I was blind, but now I see, as Primal Scream sang.
Hi Andrew, thank you for your post. As I make my interminable journey to Salisbury for day 15, I now do so in a better frame of mind. You don’t know me but I know the lovely Harj with whom you have the good fortune to work. Please ask her to give you a hug which you deserve (and give her one back from me). Kind regards Chris
Sent from my iPad
When I see her, I will !
Should’ve gone to Specsavers! LOL
Thanks for a refreshingly insightful and poignant post.
I should have asked them to sponsor the post – they did do my eyetest yesterday (which took longer than usual because I kept giving inconsistent answers – old habits of trying to trick opticians die hard…)
I am even older than you but you took me right back to my childhood as another four eyes, uncomfortably shy and bookish as well.

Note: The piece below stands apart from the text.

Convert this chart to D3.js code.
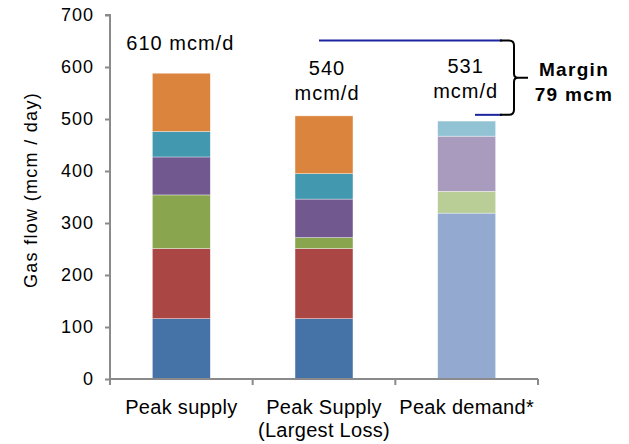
<!DOCTYPE html>
<html><head><meta charset="utf-8">
<script src="https://cdn.jsdelivr.net/npm/d3@7"></script>
<style>
html,body{margin:0;padding:0;background:#fff;}
text{font-family:"Liberation Sans",Arial,sans-serif;fill:#000;}
</style></head>
<body>
<svg id="chart" width="629" height="444"></svg>
<script>
// ---- data ----
const categories = ["Peak supply", "Peak Supply|(Largest Loss)", "Peak demand*"];
const seriesNames = ["Supply 1","Supply 2","Supply 3","Supply 4","Supply 5","Supply 6",
                     "Demand 1","Demand 2","Demand 3","Demand 4"];
const seriesColors = ["#4572A7","#AA4643","#89A54E","#71588F","#4198AF","#DB843D",
                      "#93A9CF","#B9CD96","#A99BBD","#91C3D5"];
const supply1 = [116, 116, 0];
const supply2 = [135, 135, 0];
const supply3 = [103, 21, 0];
const supply4 = [73, 74, 0];
const supply5 = [49, 49, 0];
const supply6 = [112, 111, 0];
const demand1 = [0, 0, 319];
const demand2 = [0, 0, 42];
const demand3 = [0, 0, 106];
const demand4 = [0, 0, 29];
const barLabels = [["610 mcm/d"], ["540", "mcm/d"], ["531", "mcm/d"]];
const yTicks = [0, 100, 200, 300, 400, 500, 600, 700];
const marginLabel = ["Margin", "79 mcm"];
const marginTopValue = 651;
const marginBottomValue = 508;
const yTitle = "Gas flow (mcm / day)";

const allSeries = [supply1, supply2, supply3, supply4, supply5, supply6, demand1, demand2, demand3, demand4];

// ---- build table ----
const table = categories.map((c, i) => {
  const row = {cat: c};
  seriesNames.forEach((s, j) => row[s] = allSeries[j][i]);
  return row;
});
const stacked = d3.stack().keys(seriesNames)(table);

const svg = d3.select("#chart");
const x = d3.scaleBand().domain(categories).range([110, 538]).paddingInner(0.594).paddingOuter(0.297);
const y = d3.scaleLinear().domain([0, 700]).range([379, 15]);
const axisColor = "#8a8a8a";

// bars
svg.append("g").selectAll("g").data(stacked).join("g")
  .attr("fill", (d, i) => seriesColors[i])
  .selectAll("rect").data(d => d.filter(p => p[1] - p[0] > 0)).join("rect")
  .attr("x", d => x(d.data.cat))
  .attr("width", x.bandwidth())
  .attr("y", d => y(d[1]))
  .attr("height", d => y(d[0]) - y(d[1]))
  .attr("stroke", "#ffffff").attr("stroke-opacity", 0.6).attr("stroke-width", 0.6);

// y axis
const yAxis = svg.append("g").attr("transform", "translate(110,0)")
  .call(d3.axisLeft(y).tickValues(yTicks).tickSize(5).tickPadding(11).tickFormat(d3.format("d")));
yAxis.select(".domain").attr("stroke", axisColor).attr("stroke-width", 2).attr("d", "M-5,15H0V379");
yAxis.selectAll(".tick line").attr("stroke", axisColor).attr("stroke-width", 2);
yAxis.selectAll(".tick text").style("font-size", "18px").style("letter-spacing", "1px")
  .style("font-family", "'Liberation Sans',Arial,sans-serif").attr("fill", "#000");

// x axis
const bounds = [110, 110 + x.step(), 110 + 2 * x.step(), 538];
const xAxisG = svg.append("g");
xAxisG.append("line").attr("x1", 110).attr("x2", 538).attr("y1", 379).attr("y2", 379)
  .attr("stroke", axisColor).attr("stroke-width", 2);
xAxisG.selectAll("line.tk").data(bounds).join("line").attr("class", "tk")
  .attr("x1", d => d).attr("x2", d => d).attr("y1", 379).attr("y2", 385)
  .attr("stroke", axisColor).attr("stroke-width", 2);
xAxisG.selectAll("text").data(categories).join("text")
  .attr("text-anchor", "middle")
  .attr("x", d => x(d) + x.bandwidth() / 2)
  .attr("y", 414)
  .style("font-size", "20px").style("letter-spacing", "0.3px")
  .each(function(d) {
    const parts = d.split("|");
    d3.select(this).selectAll("tspan").data(parts).join("tspan")
      .attr("x", x(d) + x.bandwidth() / 2)
      .attr("dy", (p, i) => i === 0 ? 0 : 23)
      .text(p => p);
  });

// y title
svg.append("text").attr("transform", "translate(37,190) rotate(-90)")
  .attr("text-anchor", "middle").style("font-size", "18px").style("letter-spacing", "1.3px")
  .text(yTitle);

// bar value labels
const labelBase = [50, 75, 73];
barLabels.forEach((lines, i) => {
  const cx = x(categories[i]) + x.bandwidth() / 2 - (i === 0 ? 1 : (i === 1 ? -3 : 1));
  const t = svg.append("text").attr("text-anchor", "middle")
    .attr("y", labelBase[i]).style("font-size", "20px").style("letter-spacing", "1px");
  lines.forEach((l, k) => t.append("tspan").attr("x", cx).attr("dy", k === 0 ? 0 : 25).text(l));
});

// margin lines
const lineColor = "#1c24a0";
svg.append("line").attr("x1", 319).attr("x2", 502)
  .attr("y1", y(marginTopValue)).attr("y2", y(marginTopValue))
  .attr("stroke", lineColor).attr("stroke-width", 2);
svg.append("line").attr("x1", 475).attr("x2", 502)
  .attr("y1", y(marginBottomValue)).attr("y2", y(marginBottomValue))
  .attr("stroke", lineColor).attr("stroke-width", 2);

// brace
const yt = y(marginTopValue), yb = y(marginBottomValue), ym = (yt + yb) / 2;
const bx = 514;
svg.append("path")
  .attr("d", `M500,${yt} H${bx - 5} Q${bx},${yt} ${bx},${yt + 5} V${ym - 4} Q${bx},${ym} ${bx + 4},${ym} H${bx + 14}
              M${bx + 4},${ym} Q${bx},${ym} ${bx},${ym + 4} V${yb - 5} Q${bx},${yb} ${bx - 5},${yb} H500`)
  .attr("fill", "none").attr("stroke", "#000").attr("stroke-width", 2);

// margin label
const mt = svg.append("text").attr("text-anchor", "middle").attr("y", 76)
  .style("font-size", "19px").style("font-weight", "bold").style("letter-spacing", "1.3px");
marginLabel.forEach((l, k) => mt.append("tspan").attr("x", 574).attr("dy", k === 0 ? 0 : 25).text(l));
</script>
</body></html>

I hated my glasses and I was so glad to get contact lenses. I was at about your age adjusted in one eye for sight and one for reading .
I am pleased now that it fashionable to wear specs, so children do not go through the four eyes stuff though probably go through something else instead.
Hip replacement next?
That’s a lovely story and yes things that we are told has a child we did beleve very much I have a few my self .

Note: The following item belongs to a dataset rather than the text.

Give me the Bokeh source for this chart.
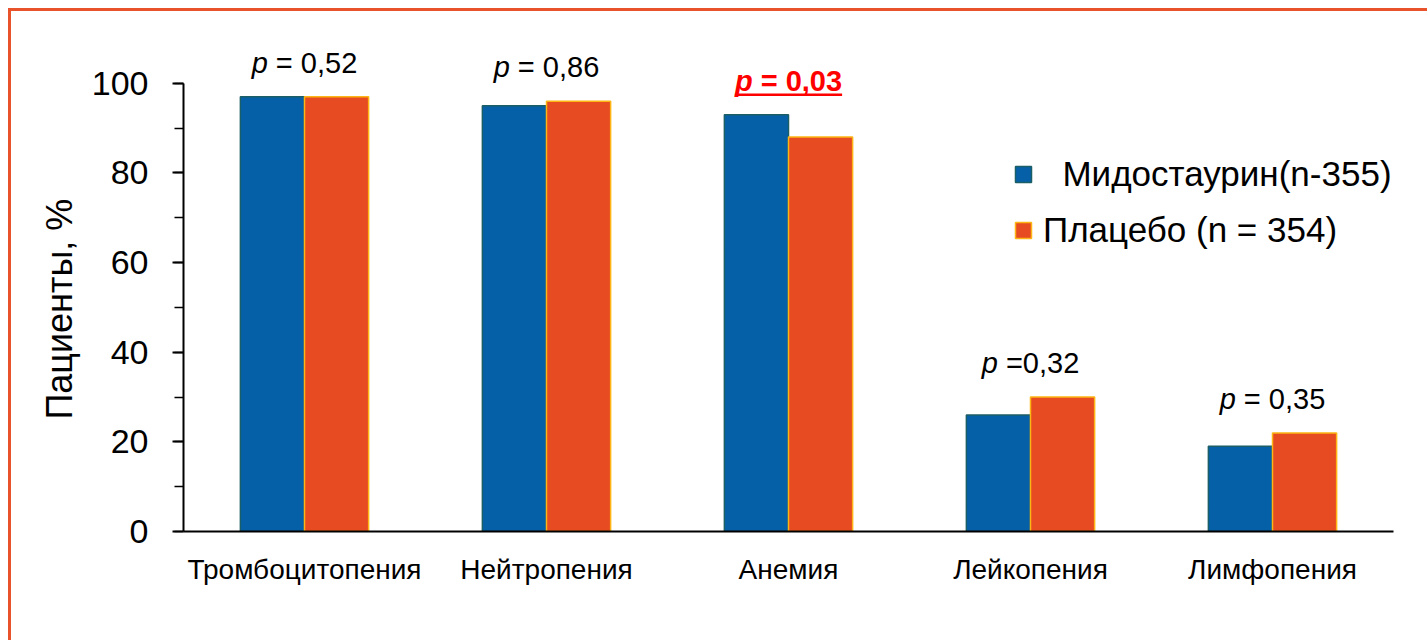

I rember my friends uncle growing up thinking if you kissed a girl you would get her pregnant that was the best I heard because me and my friend believed it in till we got to high school
Funny looking back now
Glad your glasses free at last just don’t go rubbing your eyes
I’m shy too but I’ve overcome it by not taking myself too seriously. There’s nothing wrong with men who wear glasses. In fact, I’ve always thought that a man who wears glasses can look really sexy.
I should be able to flag that comment with a Favourite button.
Lovely story
Be VERY careful walking downstairs in varifocals … (Where will I get the relevant bits of my CPD if you are incapacitated?!)
Strangely I finally got round to booking my eyes test in this evening, way overdue of course! but your post put me in mind of one of my favourite quotes …
Be very, very careful what you put into your head, because you’ll never, ever get it out ~ Thomas Cardinal Wolsey
Interestingly that reference to Cardinal Wolsey is crucially wrong. The words are reported by George Cavendish, a gentleman usher, and are thought to have been the Wolsey’s last recorded words. What he was saying was that he had many times tried to dissuade Henry VIII from a course of action, always without success. So the point was advice to Master Kingston, a potential privy counsellor, that once the King had got an idea in his head, it couldn’t be dislodged, so be careful what you say to him:
“He is sure a prince of a royal courage, and hath a princely heart; and rather than he will either miss or want any part of his will or appetite, he will put the loss of one half of his realm in danger. For I assure you I have often kneeled before him in his privy chamber on my knees, the space of an hour or two, to persuade him from his will and appetite : but I could never bring to pass to dissuade him therefrom. Therefore, Master Kingston, if it chance hereafter you to be one of his privy counsel, as for your wisdom and other qualities ye are meet to be, I warn you to be well advised and assured what matter ye put in *his* head, for ye shall never put it out again.”